Direktur Eksekutif Indonesia for Global Justice (IGJ) Riza Damanik mengemukakan, pemahaman ekonomi biru yang sekadar mengolah seluruh bagian ikan agar nirlimbah merupakan pemahaman dangkal. Praktik pemanfaatan ikan semacam itu sudah berlangsung sejak lama di kampung-kampung nelayan. Di Teluk Jakarta, istri nelayan mengolah cangkang kerang menjadi hiasan rumah tangga. Di Indramayu, kulit udang dijadikan pakan ikan dan udang. Di Demak, cangkang kepiting dibuat menjadi bahan dasar kosmetik dan obat-obatan.

Riza menambahkan, paradigma ekonomi biru belum mampu menjawab tantangan terbesar Indonesia untuk mendorong perikanan rakyat agar lebih berdaya saing dan berdaulat. Ekonomi biru secara konseptual hanya dimaksudkan merombak pengelolaan perikanan menjadi lebih efisien dan efektif, tetapi tidak mengoreksi tata penguasaan pengelolaan perikanan kita.

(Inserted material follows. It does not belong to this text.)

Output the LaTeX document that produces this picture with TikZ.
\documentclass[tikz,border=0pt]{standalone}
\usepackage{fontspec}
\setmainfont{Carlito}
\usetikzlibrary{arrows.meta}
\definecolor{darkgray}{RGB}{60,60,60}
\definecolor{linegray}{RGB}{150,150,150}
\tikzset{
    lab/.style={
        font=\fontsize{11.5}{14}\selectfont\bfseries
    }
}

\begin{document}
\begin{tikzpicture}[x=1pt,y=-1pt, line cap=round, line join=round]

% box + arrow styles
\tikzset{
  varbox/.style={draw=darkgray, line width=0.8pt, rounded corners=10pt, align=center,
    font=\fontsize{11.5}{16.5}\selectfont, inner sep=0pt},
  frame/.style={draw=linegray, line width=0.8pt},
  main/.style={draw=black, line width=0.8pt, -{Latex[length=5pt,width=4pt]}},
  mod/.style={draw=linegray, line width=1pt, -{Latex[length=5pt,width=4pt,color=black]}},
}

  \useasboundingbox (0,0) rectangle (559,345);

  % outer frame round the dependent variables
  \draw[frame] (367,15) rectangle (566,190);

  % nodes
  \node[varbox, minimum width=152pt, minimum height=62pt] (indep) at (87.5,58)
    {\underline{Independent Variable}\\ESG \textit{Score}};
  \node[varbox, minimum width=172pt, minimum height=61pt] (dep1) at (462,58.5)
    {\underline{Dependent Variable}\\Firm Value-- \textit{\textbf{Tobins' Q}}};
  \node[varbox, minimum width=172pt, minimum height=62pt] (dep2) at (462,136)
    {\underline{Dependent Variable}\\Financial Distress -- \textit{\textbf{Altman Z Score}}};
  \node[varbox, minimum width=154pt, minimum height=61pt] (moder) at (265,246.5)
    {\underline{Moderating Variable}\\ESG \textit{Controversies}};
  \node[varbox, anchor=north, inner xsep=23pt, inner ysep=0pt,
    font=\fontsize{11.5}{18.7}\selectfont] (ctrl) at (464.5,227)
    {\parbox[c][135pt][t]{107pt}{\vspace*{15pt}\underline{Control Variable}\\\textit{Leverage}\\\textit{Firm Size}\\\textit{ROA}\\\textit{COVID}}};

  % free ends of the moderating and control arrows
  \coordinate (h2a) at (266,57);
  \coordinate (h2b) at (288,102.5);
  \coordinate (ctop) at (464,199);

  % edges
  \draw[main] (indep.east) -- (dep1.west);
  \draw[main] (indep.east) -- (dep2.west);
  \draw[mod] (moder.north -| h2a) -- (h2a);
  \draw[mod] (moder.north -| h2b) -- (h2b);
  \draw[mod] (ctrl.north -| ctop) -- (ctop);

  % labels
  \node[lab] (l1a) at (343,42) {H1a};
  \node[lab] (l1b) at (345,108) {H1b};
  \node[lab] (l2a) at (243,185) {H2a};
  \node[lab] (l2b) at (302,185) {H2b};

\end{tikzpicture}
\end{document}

Faktanya, Indonesia menghadapi persoalan kemiskinan nelayan dan pembudidaya. Dari 2,7 juta keluarga nelayan, sekitar 95 persen merupakan nelayan kecil dan tradisional. Kapal-kapal ikan belum berdaya dari segi teknologi dan permodalan untuk menjangkau laut lepas. Perairan Indonesia masih dijarah para pencuri, serta zona ekonomi eksklusif Indonesia dan laut lepas dikuasai kapal-kapal besar milik asing.

Dalam waktu kurang dari dua tahun, Indonesia akan menghadapi liberalisasi perikanan seiring diberlakukannya Komunitas Ekonomi ASEAN tahun 2015. Negara-negara produsen ikan di ASEAN, seperti Thailand, Vietnam, dan Malaysia, telah menyatakan diri untuk fokus pada pengolahan ikan menghadapi krisis bahan baku. Tanpa penguatan kemampuan nelayan, pembudidaya, dan usaha perikanan, Indonesia menghadapi ancaman terpuruk dalam perdagangan perikanan di ASEAN.

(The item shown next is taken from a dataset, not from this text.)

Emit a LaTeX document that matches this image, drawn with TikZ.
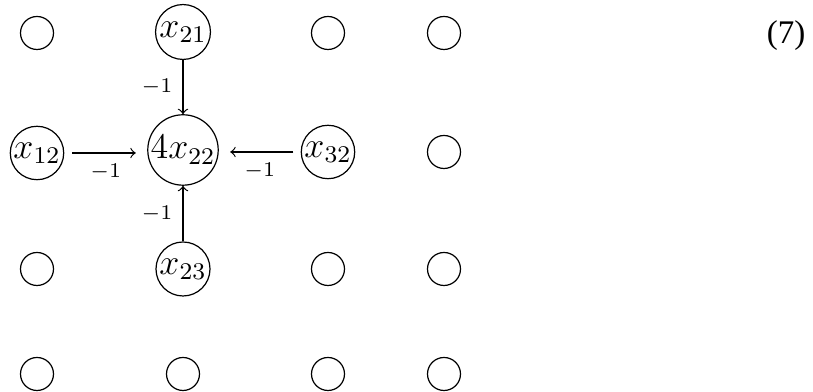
\documentclass[tikz,border=0pt]{standalone}
\usepackage{fontspec}
\newfontfamily\timesfont{Liberation Serif}
\begin{document}
\begin{tikzpicture}[x=0.3333pt,y=-0.3333pt,
  emptynode/.style={draw,circle,inner sep=0pt,minimum size=11pt},
  varnode/.style={draw,circle,inner sep=0pt,minimum size=#1,font=\fontsize{11.5}{13}\selectfont},
  varnode/.default=18pt,
  lbl/.style={font=\fontsize{7.5}{9}\selectfont},
  arr/.style={->}]
\useasboundingbox (0,0) rectangle (813,392);
% row 1
\node[emptynode] (a11) at (37,33) {};
\node[varnode=18.3pt] (x21) at (183,32) {$x_{21}$};
\node[emptynode] (a31) at (328,33) {};
\node[emptynode] (a41) at (444,33) {};
% row 2
\node[varnode=17.8pt] (x12) at (37,153) {$x_{12}$};
\node[varnode=21.8pt] (c22) at (183,150) {$4x_{22}$};
\node[varnode=17.8pt] (x32) at (328,152) {$x_{32}$};
\node[emptynode] (a42) at (444,152) {};
% row 3
\node[emptynode] (a13) at (37,269) {};
\node[varnode=18pt] (x23) at (183,269) {$x_{23}$};
\node[emptynode] (a33) at (328,269) {};
\node[emptynode] (a43) at (444,269) {};
% row 4
\node[emptynode] (a14) at (37,374) {};
\node[emptynode] (a24) at (183,374) {};
\node[emptynode] (a34) at (328,374) {};
\node[emptynode] (a44) at (444,374) {};
% equation number
\node[font=\fontspec{Liberation Serif}\fontsize{11}{13}\selectfont] (eqn) at (786,36) {(7)};
% edges
\draw[arr] (x21) -- node[lbl,left] {$-1$} (c22);
\draw[arr] (x23) -- node[lbl,left] {$-1$} (c22);
\draw[arr,shorten <=2.7pt,shorten >=3.8pt] (x12.east) -- node[lbl,below] {$-1$} (x12.east -| c22.west);
\draw[arr,shorten <=2.4pt,shorten >=3.8pt] (x32.west) -- node[lbl,below] {$-1$} (x32.west -| c22.east);
\end{tikzpicture}
\end{document}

Sebagai negara produsen ikan yang besar di ASEAN, pengolahan ikan Indonesia masih terhambat bahan baku akibat kendala distribusi. Belum terlaksana sistem logistik yang efektif memecah hambatan distribusi ikan dari sentra produksi di wilayah timur Indonesia ke sentra pengolahan di Pulau Jawa. Kendala distribusi juga menghambat konsumsi ikan dalam negeri.

Di dunia, konsep ekonomi biru yang mengadopsi ide dan pemikiran ekonom asal Belgia, Gunter Pauli, telah banyak diterapkan negara-negara maju di Eropa dan Amerika. Prinsip ekonomi biru mengedepankan pemanfaatan sumber daya yang kian terbatas agar tetap berkelanjutan, melalui inovasi teknologi ramah lingkungan dalam proses produksi hingga pengolahan sehingga pemanfaatan sumber daya tidak menimbulkan kerusakan lingkungan.

Bagaimana dengan Indonesia?

Penerapan ekonomi biru tidak cukup sekadar mengedepankan pengelolaan perikanan dan kelautan ke arah yang lebih efisien, tetapi juga menjawab tantangan kedaulatan perikanan dan kelautan serta memperkuat industri perikanan.

Penerapan ekonomi biru selayaknya ditunjang pelatihan pengolahan ikan, kemudahan akses permodalan bagi perikanan tangkap, dan penguatan regulasi ekspor-impor agar pelaku perikanan benar-benar menjadi tuan rumah di negeri sendiri. Prioritas harus diberikan kepada konsumsi domestik, penguatan sistem logistik nasional agar ongkos produksi menjadi lebih murah dan daya saing perikanan meningkat.

Sebuah terobosan lebih mendasar dinantikan, lebih dari sekadar wacana ekonomi biru. Perubahan yang mendukung keadilan perikanan, kedaulatan pangan, dan kesejahteraan nelayan.